Leave the keys and cellphones in the car and bring your documents, were our instructions. That took a couple minutes to sort out. We were not drunk. The state is a sieve, and pouring oneself through its apertures is bound to cause confusion and discomfiture.

With our documents but without our cellphones, then, we shuffled down a few stairs and down a narrow hallway with a single door, marked Hard Secondary. To my relief we were led past it to a table where I handed over all our passports and the Post-It. Then we passed into the tank and sat. The steel benches were spotless.

The US Customs and Border Protection agency (CBP) is the human face, such as it is, of George W. Bush’s dystopically named Department of Homeland Security (DHS). It is every immigrant’s first impression of the US. It is a distinctly post-9/11 impression. Below the counter, at eye level for those of us who were seated, a series of posters were arranged, each detailing a potential immigration infraction, among them Assaulting a Customs Officer, Smuggling, and Alien Smuggling.

We were not alone: a pair of preternaturally pneumatic Asian women in stiletto heels tossed their hair on the opposite bench, muttering about business back at the casino (Windsor has one, Detroit three). A large African-American woman sulked ahead of us. A mustachioed man announced to the woman accompanying him that he’d “been to bad boy school”. It felt like an episode of Night Court.

After a time, my friend and I were called up to the counter to answer a few questions, then directed again to our seats. “What are you in for?” I joked as I sat down next to the temporarily tattooed friend, only to discover that the joke had already made the rounds at his end of the bench. As the clock verged on 2am, we were all laughing.
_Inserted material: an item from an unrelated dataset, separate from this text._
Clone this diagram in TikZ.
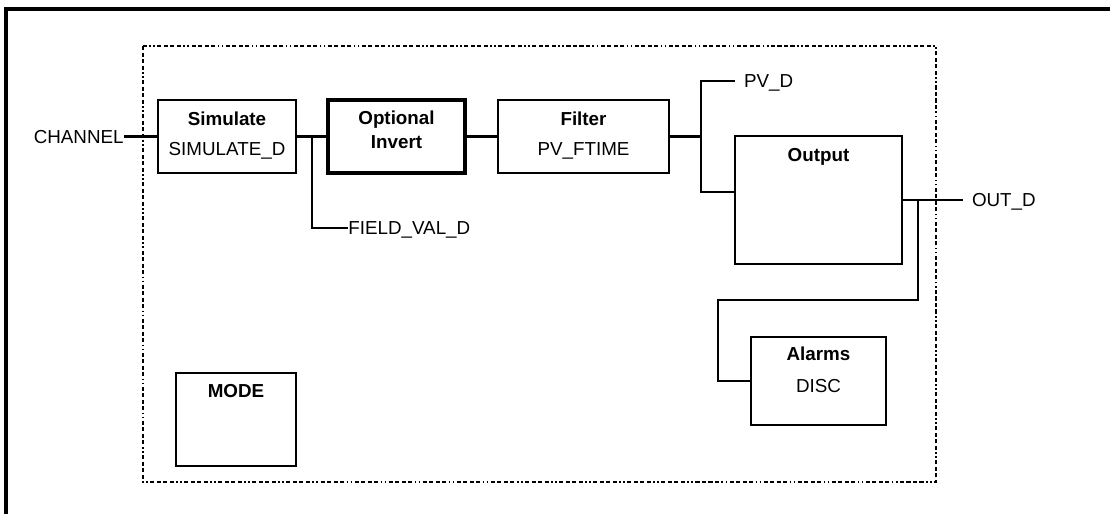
\documentclass[tikz,border=0pt]{standalone}
\usepackage{fontspec}
\setmainfont{Liberation Sans}
\usepackage{tikz}
\usetikzlibrary{calc, positioning}

\begin{document}
\begin{tikzpicture}[x=0.02cm, y=-0.02cm,
    blk/.style={draw, line width=1.5pt, inner sep=0pt},
    ttl/.style={anchor=base, font=\fontsize{10.7}{12}\selectfont\bfseries},
    txt/.style={anchor=base, font=\fontsize{10.7}{12}\selectfont},
    lbl/.style={inner sep=0pt, text depth=0pt, font=\fontsize{10.7}{12}\selectfont},
    wire/.style={line width=1.4pt}]
    \useasboundingbox (0,0) rectangle (1110,514);

    % frame
    \draw[line width=2.2pt] (6,530) -- (6,9) -- (1120,9);

    % block boundary
    \draw[line width=1.7pt, dash pattern=on 2.3pt off 1.4pt on 2.3pt off 1.4pt on 2.3pt off 1.4pt on 2.3pt off 1.4pt on 0.9pt off 1.4pt on 0.9pt off 1.4pt]
        (143,46) rectangle (936,482);

    % blocks
    \node[blk, minimum width=2.76cm, minimum height=1.46cm] (sim) at (227,136.5) {};
    \node[blk, line width=2.1pt, minimum width=2.74cm, minimum height=1.46cm] (inv) at (396.5,136.5) {};
    \node[blk, minimum width=3.42cm, minimum height=1.46cm] (filt) at (583.5,136.5) {};
    \node[blk, minimum width=3.34cm, minimum height=2.56cm] (out) at (818.5,200) {};
    \node[blk, minimum width=2.70cm, minimum height=1.76cm] (alm) at (818.5,381) {};
    \node[blk, minimum width=2.40cm, minimum height=1.86cm] (mode) at (236,419.5) {};

    % block texts
    \node[ttl] (simt) at ($(sim.north)+(0,27)$) {Simulate};
    \node[txt] (simv) at ($(simt.base)+(0,30)$) {SIMULATE\_D};
    \node[ttl] (invt) at ($(inv.north)+(0,26)$) {Optional};
    \node[ttl] (invu) at ($(invt.base)+(0,24)$) {Invert};
    \node[ttl] (filtt) at ($(filt.north)+(0,27)$) {Filter};
    \node[txt] (filtv) at ($(filtt.base)+(0,30)$) {PV\_FTIME};
    \node[ttl] (outt) at ($(out.north)+(0,27)$) {Output};
    \node[ttl] (almt) at ($(alm.north)+(0,25)$) {Alarms};
    \node[txt] (almv) at ($(almt.base)+(0,32)$) {DISC};
    \node[ttl] (modet) at ($(mode.north)+(0,26)$) {MODE};

    % parameters
    \node[lbl, anchor=east] (chan) at (124,136.5) {CHANNEL};
    \node[lbl, anchor=west] (fvd) at (348,228) {FIELD\_VAL\_D};
    \node[lbl, anchor=west, outer xsep=0.18cm] (pvd) at (735,81) {PV\_D};
    \node[lbl, anchor=west, outer xsep=0.18cm] (outd) at (963,200) {OUT\_D};

    % taps
    \coordinate (fv) at (312,136.5);
    \coordinate (pv) at (701,136.5);
    \coordinate (oin) at (735,192);
    \coordinate (ab) at (918,200);
    \coordinate (bend) at (718,300);

    % signal path
    \draw[wire] (chan.east) -- (sim.west);
    \draw[wire] (sim.east) -- (inv.west);
    \draw[wire] (inv.east) -- (filt.west);
    \draw[wire] (fv) |- (fvd.west);
    \draw[wire] (filt.east) -- (pv);
    \draw[wire] (pvd.west) -| (pv) |- (oin);
    \draw[wire] (out.east) -- (outd.west);
    \draw[wire] (ab) |- (bend) |- (alm.west);
\end{tikzpicture}
\end{document}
Except for my friend. He had difficulty forcing a nervous chuckle.

There were the suspects—my friend, the casino hookers, and a handful of others—and there were the rest of us. The rest of us were, to a man, white. What divided us in that room was not skin colour per se, but our expectations of law enforcement personnel. There’s nothing intrinsically black, white or brown about these perceptions. They’re less like our skin and more like our hair, not embedded but teased out, conditioned and shaped according to our personal understanding of identity.

To be fair, that’s how the CBP officers think of themselves. There’s a customer service ethos behind the counter. They say things like, “Has everyone been helped?”

Not really.

We sat. After an indeterminate stretch during which our documents were further examined, a call sounded over the radio: All Personnel to Lane Six. Within seconds nearly the entire staff cleared out, leaving only the greeter at the entrance. We had been set adrift in bureaucratic limbo. The I-94 form that would release us was half-filled at an unmanned desk. The bathroom, which we had to ask permission to use, was off-limits. We were relieved, first psychologically and later urologically, when the greeter arrogated, then benignly administered, bathroom authority.

After another sit, of perhaps 15 minutes, the remaining officers returned. They were escorting a neatly dressed man, of course brown, sauntering casually with a knowing smirk on his face. As he passed, we saw his handcuffs. He was headed to Hard Secondary.

The form took another five minutes. In all, we spent little more than an hour holed up in reasonably comfortable, clean conditions. We were not deprived of life, liberty or property, save the $6 they charged my friend for the I-94 and a chance at another drink. By Indian standards, it was a highly successful brush with bureaucracy.

But it’s not that. Being a detainee is disturbing in itself. Not for me, but for the one who knows he’s at the mercy of the relevant authorities. He is not, in fact, an autonomous human being but one held hostage to larger, and largely amoral, forces. It’s not a Muslim thing; my friend is a Mangalorean Catholic by birth. It’s not even an Indian thing; he’s lived abroad, fully documented, for years. It’s a protocol thing. The law, in its majestic equality, forbids the citizen as well as the foreigner to enter without the proper documents.